Monday, September 18, 2006

Studio 60 On The Wire



Good show. The bottom line is that I was both amused and entertained.

It's not really an unqualified rave, though. The first episode isn't going to sell anyone who wasn't sold already. There wasn't a great, perfect Sorkin double-take laugh. There was an awful lot of storytelling, which was necessary given that there's like 17 main characters on the show. And the primary themes were awfully Sports Night to me... TV's going to hell, why won't somebody stand up for what's right, look at all these suits hiding behind Standards & Practices, etc. and so forth. Seen it.

But it's also important to recognize that we got exactly what we wanted, which is more Sorkin. Besides, you can't judge TV on the first episode of a show. No worthwhile sitcom/drama in TV history has ever failed to pick up steam. Neither The West Wing nor Sports Night were as good out of the gate as they eventually became.
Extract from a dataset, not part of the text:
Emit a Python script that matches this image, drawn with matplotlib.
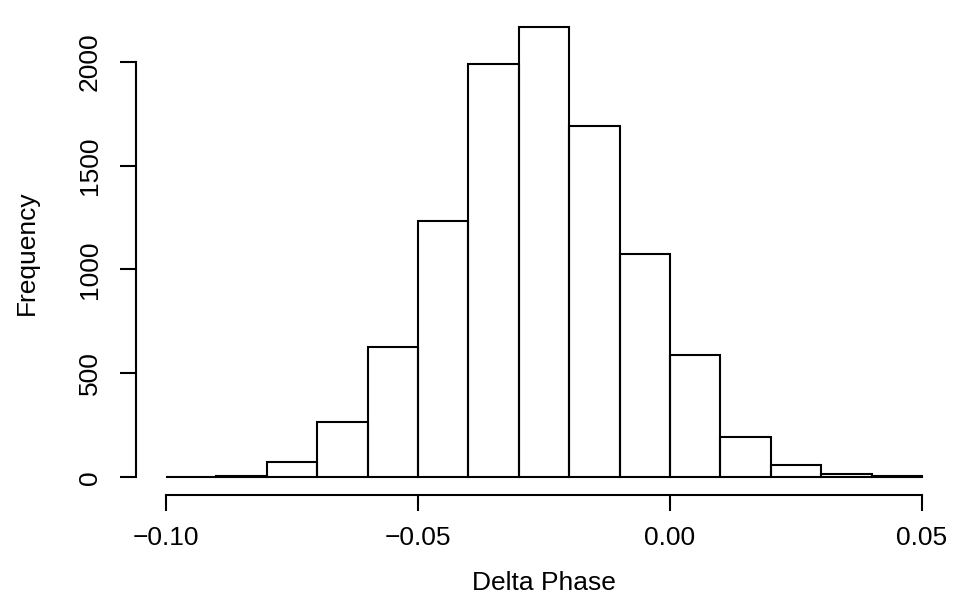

I see no reason for Studio 60 to be any different.

And now for something completely different...




If you'll allow me to spray on a bit of Pomposity For Men, by Calvin Klein...

We're living in a veritable golden age of hour-long dramas. Just in the last six or seven years we've seen the rise of The Sopranos, Rescue Me, The West Wing, Six Feet Under, Nip/Tuck, 24, Lost, and plenty of others that I may have missed. ("You're risking a patient's LIFE!!!") After decades of idiotic shit in the vein of The Love Boat and Melrose Place, it's a relief to know that there's some actual good television out there for public consumption.

The Wire is head and shoulders above anything on that list.

It's the most important TV drama ever made, and easily the most authentic, the most true. It's faithful... detail-oriented... intelligent... natural... down-to-Earth... heartbreaking... and funny. No television show takes its responsibility more seriously, and no other show is as successful from an artistic standpoint. It should be required viewing for older schoolkids, if only to bang home the point that anything can be deconstructed, and everything should be looked at with one eye askew.

But the reason it works so well is that it's so goddamn entertaining, despite being a civics lesson. It's got all the hallmarks of other sprawling dramas... soap opera intrigue, character arcs to keep track of, hell just characters to keep track of. But while it looks like steak, smells like steak, and tastes like steak, it's actually a green salad with avocado and yellow tomatoes. And I mean that as a compliment.